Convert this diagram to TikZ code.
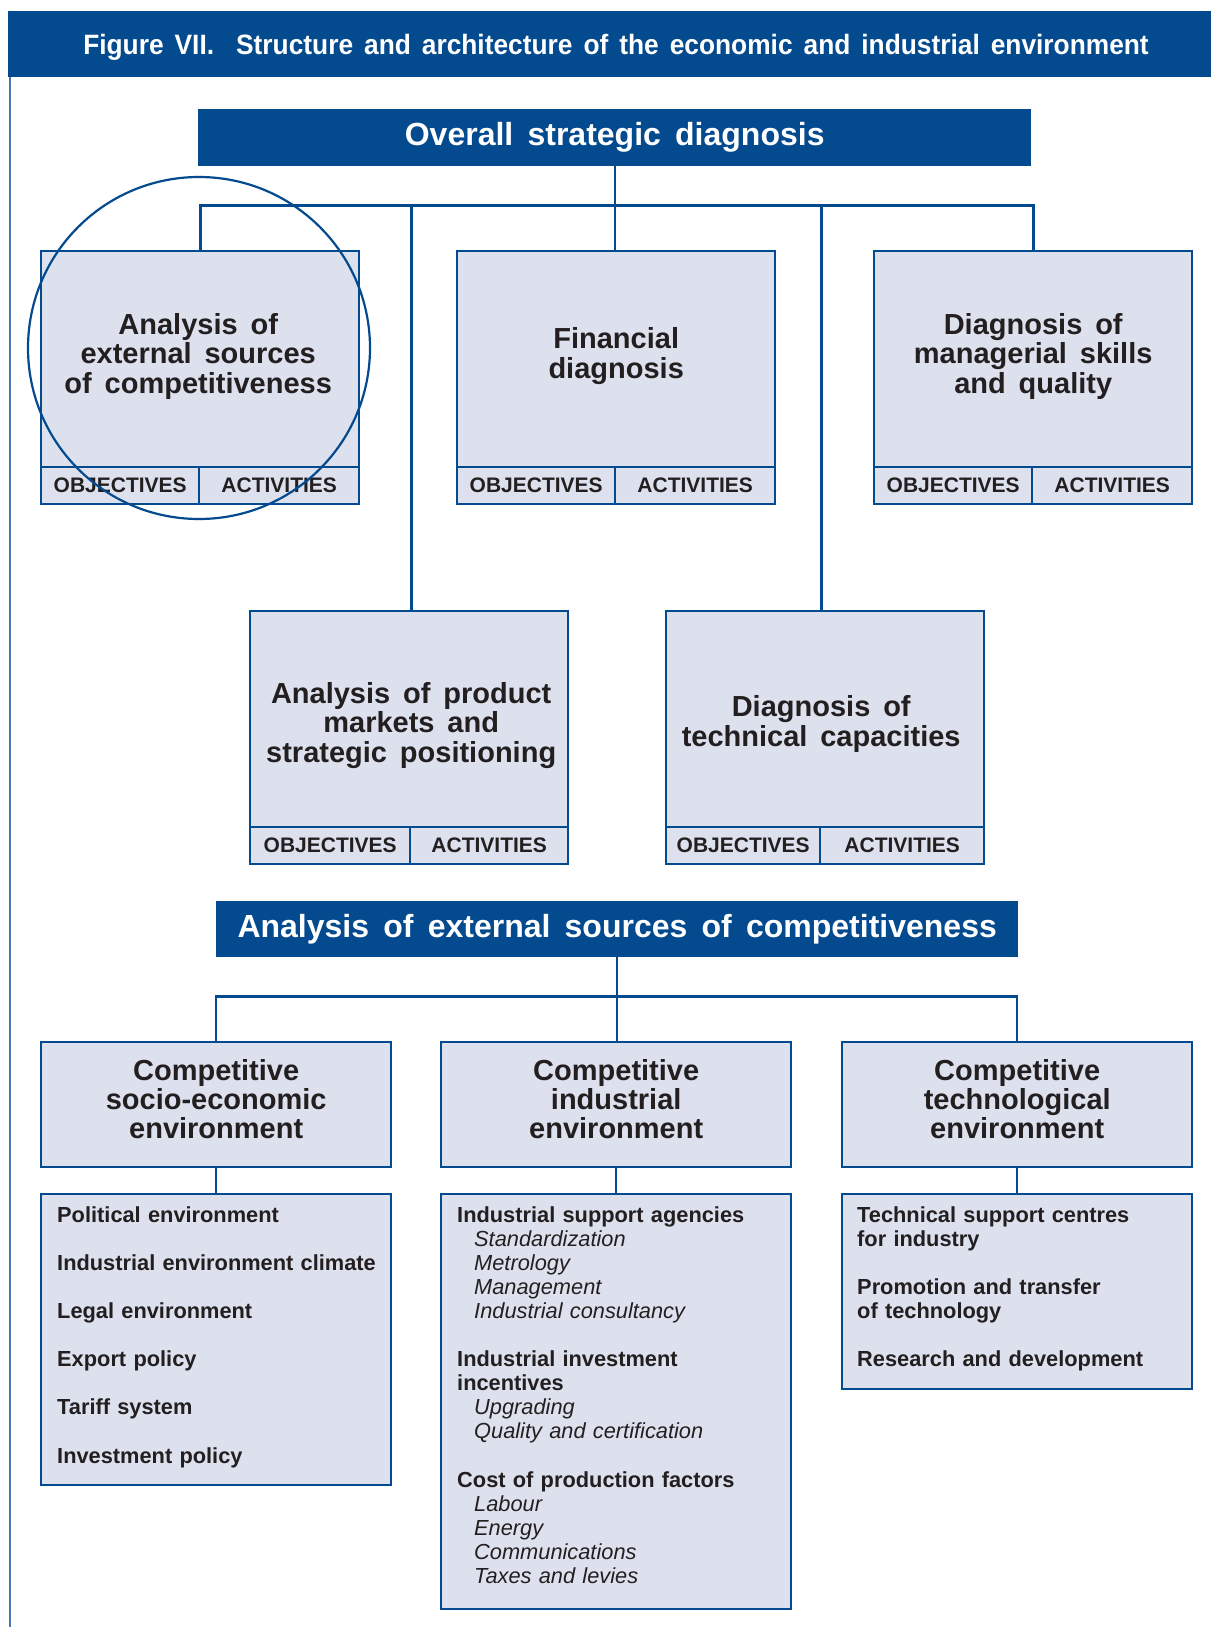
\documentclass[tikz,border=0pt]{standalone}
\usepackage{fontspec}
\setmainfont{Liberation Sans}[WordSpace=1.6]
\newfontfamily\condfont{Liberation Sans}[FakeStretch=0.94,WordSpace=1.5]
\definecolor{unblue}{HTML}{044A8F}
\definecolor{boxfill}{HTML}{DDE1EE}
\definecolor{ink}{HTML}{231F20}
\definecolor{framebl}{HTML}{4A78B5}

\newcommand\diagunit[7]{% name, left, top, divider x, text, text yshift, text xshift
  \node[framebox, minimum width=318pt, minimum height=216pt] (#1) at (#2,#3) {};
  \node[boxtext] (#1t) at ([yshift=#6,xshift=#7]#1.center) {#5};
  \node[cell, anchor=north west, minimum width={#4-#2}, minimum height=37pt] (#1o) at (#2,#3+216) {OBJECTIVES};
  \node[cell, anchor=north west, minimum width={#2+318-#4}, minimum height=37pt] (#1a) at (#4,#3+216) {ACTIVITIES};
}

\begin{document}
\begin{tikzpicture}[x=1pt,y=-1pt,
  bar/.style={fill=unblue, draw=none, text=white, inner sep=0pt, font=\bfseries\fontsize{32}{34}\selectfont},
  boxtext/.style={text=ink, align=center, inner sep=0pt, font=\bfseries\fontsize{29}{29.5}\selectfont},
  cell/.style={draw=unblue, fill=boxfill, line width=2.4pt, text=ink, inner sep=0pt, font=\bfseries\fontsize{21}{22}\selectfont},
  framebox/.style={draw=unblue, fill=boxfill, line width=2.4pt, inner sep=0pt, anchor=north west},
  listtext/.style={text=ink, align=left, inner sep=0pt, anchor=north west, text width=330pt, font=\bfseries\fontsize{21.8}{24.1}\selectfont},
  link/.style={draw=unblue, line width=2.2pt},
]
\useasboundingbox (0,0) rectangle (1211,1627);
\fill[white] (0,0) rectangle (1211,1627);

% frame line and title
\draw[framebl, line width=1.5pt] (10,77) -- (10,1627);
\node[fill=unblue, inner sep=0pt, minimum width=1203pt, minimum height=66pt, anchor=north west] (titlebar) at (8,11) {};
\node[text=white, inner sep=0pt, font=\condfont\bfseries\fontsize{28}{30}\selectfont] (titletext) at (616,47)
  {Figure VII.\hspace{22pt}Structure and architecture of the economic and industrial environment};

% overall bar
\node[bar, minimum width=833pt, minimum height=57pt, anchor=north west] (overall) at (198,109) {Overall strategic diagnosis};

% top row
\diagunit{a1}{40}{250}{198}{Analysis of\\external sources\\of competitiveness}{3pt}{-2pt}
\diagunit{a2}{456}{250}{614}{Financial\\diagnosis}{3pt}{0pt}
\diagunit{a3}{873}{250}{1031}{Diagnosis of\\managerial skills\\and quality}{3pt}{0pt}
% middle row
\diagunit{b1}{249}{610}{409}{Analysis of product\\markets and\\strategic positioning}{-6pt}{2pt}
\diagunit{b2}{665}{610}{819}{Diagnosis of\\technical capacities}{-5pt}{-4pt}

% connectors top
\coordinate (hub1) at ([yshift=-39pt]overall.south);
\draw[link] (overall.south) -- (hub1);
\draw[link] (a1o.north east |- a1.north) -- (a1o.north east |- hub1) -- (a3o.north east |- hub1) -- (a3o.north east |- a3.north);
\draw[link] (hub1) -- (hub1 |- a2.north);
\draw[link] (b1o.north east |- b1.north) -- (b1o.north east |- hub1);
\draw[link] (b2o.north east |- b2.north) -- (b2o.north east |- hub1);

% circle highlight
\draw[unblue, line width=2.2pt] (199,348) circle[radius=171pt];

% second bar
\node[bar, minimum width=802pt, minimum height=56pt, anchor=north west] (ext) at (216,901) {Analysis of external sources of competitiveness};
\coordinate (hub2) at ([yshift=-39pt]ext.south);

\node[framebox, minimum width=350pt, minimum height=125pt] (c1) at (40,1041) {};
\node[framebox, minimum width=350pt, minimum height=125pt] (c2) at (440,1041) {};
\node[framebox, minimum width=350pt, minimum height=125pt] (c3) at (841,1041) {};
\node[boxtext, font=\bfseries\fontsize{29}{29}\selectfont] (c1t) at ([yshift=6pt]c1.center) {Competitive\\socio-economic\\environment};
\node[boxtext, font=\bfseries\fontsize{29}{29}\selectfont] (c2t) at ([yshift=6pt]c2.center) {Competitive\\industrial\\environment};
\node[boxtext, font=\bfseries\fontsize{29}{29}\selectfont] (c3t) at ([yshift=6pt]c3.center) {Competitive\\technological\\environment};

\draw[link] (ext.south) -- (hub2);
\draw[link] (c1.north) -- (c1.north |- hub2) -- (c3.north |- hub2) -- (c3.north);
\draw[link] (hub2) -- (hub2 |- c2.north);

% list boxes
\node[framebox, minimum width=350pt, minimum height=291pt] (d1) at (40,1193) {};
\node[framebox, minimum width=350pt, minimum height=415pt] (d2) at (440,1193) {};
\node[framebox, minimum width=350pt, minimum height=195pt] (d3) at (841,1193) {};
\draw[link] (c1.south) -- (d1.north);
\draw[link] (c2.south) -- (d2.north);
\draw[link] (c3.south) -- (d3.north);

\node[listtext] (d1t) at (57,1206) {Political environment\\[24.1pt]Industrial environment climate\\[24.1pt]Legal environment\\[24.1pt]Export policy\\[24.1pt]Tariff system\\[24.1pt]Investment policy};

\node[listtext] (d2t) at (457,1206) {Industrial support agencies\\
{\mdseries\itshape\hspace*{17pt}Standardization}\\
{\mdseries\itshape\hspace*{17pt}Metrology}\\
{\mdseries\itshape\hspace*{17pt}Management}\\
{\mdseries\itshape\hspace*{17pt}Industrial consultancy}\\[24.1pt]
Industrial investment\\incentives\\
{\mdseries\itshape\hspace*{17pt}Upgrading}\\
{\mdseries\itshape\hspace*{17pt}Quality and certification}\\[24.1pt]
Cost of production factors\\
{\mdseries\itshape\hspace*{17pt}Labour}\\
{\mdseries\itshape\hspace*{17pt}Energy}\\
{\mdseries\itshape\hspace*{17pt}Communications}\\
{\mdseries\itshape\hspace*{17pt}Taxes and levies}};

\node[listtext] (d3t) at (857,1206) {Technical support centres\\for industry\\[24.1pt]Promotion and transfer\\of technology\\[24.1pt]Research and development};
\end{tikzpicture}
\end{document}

**Task prompt:** Omit the pictures, and quote the material above exactly as given.

**Exercise answer:**
Convert this diagram to TikZ code.
\documentclass[tikz,border=0pt]{standalone}
\usepackage{fontspec}
\setmainfont{Liberation Sans}[WordSpace=1.6]
\newfontfamily\condfont{Liberation Sans}[FakeStretch=0.94,WordSpace=1.5]
\definecolor{unblue}{HTML}{044A8F}
\definecolor{boxfill}{HTML}{DDE1EE}
\definecolor{ink}{HTML}{231F20}
\definecolor{framebl}{HTML}{4A78B5}

\newcommand\diagunit[7]{% name, left, top, divider x, text, text yshift, text xshift
  \node[framebox, minimum width=318pt, minimum height=216pt] (#1) at (#2,#3) {};
  \node[boxtext] (#1t) at ([yshift=#6,xshift=#7]#1.center) {#5};
  \node[cell, anchor=north west, minimum width={#4-#2}, minimum height=37pt] (#1o) at (#2,#3+216) {OBJECTIVES};
  \node[cell, anchor=north west, minimum width={#2+318-#4}, minimum height=37pt] (#1a) at (#4,#3+216) {ACTIVITIES};
}

\begin{document}
\begin{tikzpicture}[x=1pt,y=-1pt,
  bar/.style={fill=unblue, draw=none, text=white, inner sep=0pt, font=\bfseries\fontsize{32}{34}\selectfont},
  boxtext/.style={text=ink, align=center, inner sep=0pt, font=\bfseries\fontsize{29}{29.5}\selectfont},
  cell/.style={draw=unblue, fill=boxfill, line width=2.4pt, text=ink, inner sep=0pt, font=\bfseries\fontsize{21}{22}\selectfont},
  framebox/.style={draw=unblue, fill=boxfill, line width=2.4pt, inner sep=0pt, anchor=north west},
  listtext/.style={text=ink, align=left, inner sep=0pt, anchor=north west, text width=330pt, font=\bfseries\fontsize{21.8}{24.1}\selectfont},
  link/.style={draw=unblue, line width=2.2pt},
]
\useasboundingbox (0,0) rectangle (1211,1627);
\fill[white] (0,0) rectangle (1211,1627);

% frame line and title
\draw[framebl, line width=1.5pt] (10,77) -- (10,1627);
\node[fill=unblue, inner sep=0pt, minimum width=1203pt, minimum height=66pt, anchor=north west] (titlebar) at (8,11) {};
\node[text=white, inner sep=0pt, font=\condfont\bfseries\fontsize{28}{30}\selectfont] (titletext) at (616,47)
  {Figure VII.\hspace{22pt}Structure and architecture of the economic and industrial environment};

% overall bar
\node[bar, minimum width=833pt, minimum height=57pt, anchor=north west] (overall) at (198,109) {Overall strategic diagnosis};

% top row
\diagunit{a1}{40}{250}{198}{Analysis of\\external sources\\of competitiveness}{3pt}{-2pt}
\diagunit{a2}{456}{250}{614}{Financial\\diagnosis}{3pt}{0pt}
\diagunit{a3}{873}{250}{1031}{Diagnosis of\\managerial skills\\and quality}{3pt}{0pt}
% middle row
\diagunit{b1}{249}{610}{409}{Analysis of product\\markets and\\strategic positioning}{-6pt}{2pt}
\diagunit{b2}{665}{610}{819}{Diagnosis of\\technical capacities}{-5pt}{-4pt}

% connectors top
\coordinate (hub1) at ([yshift=-39pt]overall.south);
\draw[link] (overall.south) -- (hub1);
\draw[link] (a1o.north east |- a1.north) -- (a1o.north east |- hub1) -- (a3o.north east |- hub1) -- (a3o.north east |- a3.north);
\draw[link] (hub1) -- (hub1 |- a2.north);
\draw[link] (b1o.north east |- b1.north) -- (b1o.north east |- hub1);
\draw[link] (b2o.north east |- b2.north) -- (b2o.north east |- hub1);

% circle highlight
\draw[unblue, line width=2.2pt] (199,348) circle[radius=171pt];

% second bar
\node[bar, minimum width=802pt, minimum height=56pt, anchor=north west] (ext) at (216,901) {Analysis of external sources of competitiveness};
\coordinate (hub2) at ([yshift=-39pt]ext.south);

\node[framebox, minimum width=350pt, minimum height=125pt] (c1) at (40,1041) {};
\node[framebox, minimum width=350pt, minimum height=125pt] (c2) at (440,1041) {};
\node[framebox, minimum width=350pt, minimum height=125pt] (c3) at (841,1041) {};
\node[boxtext, font=\bfseries\fontsize{29}{29}\selectfont] (c1t) at ([yshift=6pt]c1.center) {Competitive\\socio-economic\\environment};
\node[boxtext, font=\bfseries\fontsize{29}{29}\selectfont] (c2t) at ([yshift=6pt]c2.center) {Competitive\\industrial\\environment};
\node[boxtext, font=\bfseries\fontsize{29}{29}\selectfont] (c3t) at ([yshift=6pt]c3.center) {Competitive\\technological\\environment};

\draw[link] (ext.south) -- (hub2);
\draw[link] (c1.north) -- (c1.north |- hub2) -- (c3.north |- hub2) -- (c3.north);
\draw[link] (hub2) -- (hub2 |- c2.north);

% list boxes
\node[framebox, minimum width=350pt, minimum height=291pt] (d1) at (40,1193) {};
\node[framebox, minimum width=350pt, minimum height=415pt] (d2) at (440,1193) {};
\node[framebox, minimum width=350pt, minimum height=195pt] (d3) at (841,1193) {};
\draw[link] (c1.south) -- (d1.north);
\draw[link] (c2.south) -- (d2.north);
\draw[link] (c3.south) -- (d3.north);

\node[listtext] (d1t) at (57,1206) {Political environment\\[24.1pt]Industrial environment climate\\[24.1pt]Legal environment\\[24.1pt]Export policy\\[24.1pt]Tariff system\\[24.1pt]Investment policy};

\node[listtext] (d2t) at (457,1206) {Industrial support agencies\\
{\mdseries\itshape\hspace*{17pt}Standardization}\\
{\mdseries\itshape\hspace*{17pt}Metrology}\\
{\mdseries\itshape\hspace*{17pt}Management}\\
{\mdseries\itshape\hspace*{17pt}Industrial consultancy}\\[24.1pt]
Industrial investment\\incentives\\
{\mdseries\itshape\hspace*{17pt}Upgrading}\\
{\mdseries\itshape\hspace*{17pt}Quality and certification}\\[24.1pt]
Cost of production factors\\
{\mdseries\itshape\hspace*{17pt}Labour}\\
{\mdseries\itshape\hspace*{17pt}Energy}\\
{\mdseries\itshape\hspace*{17pt}Communications}\\
{\mdseries\itshape\hspace*{17pt}Taxes and levies}};

\node[listtext] (d3t) at (857,1206) {Technical support centres\\for industry\\[24.1pt]Promotion and transfer\\of technology\\[24.1pt]Research and development};
\end{tikzpicture}
\end{document}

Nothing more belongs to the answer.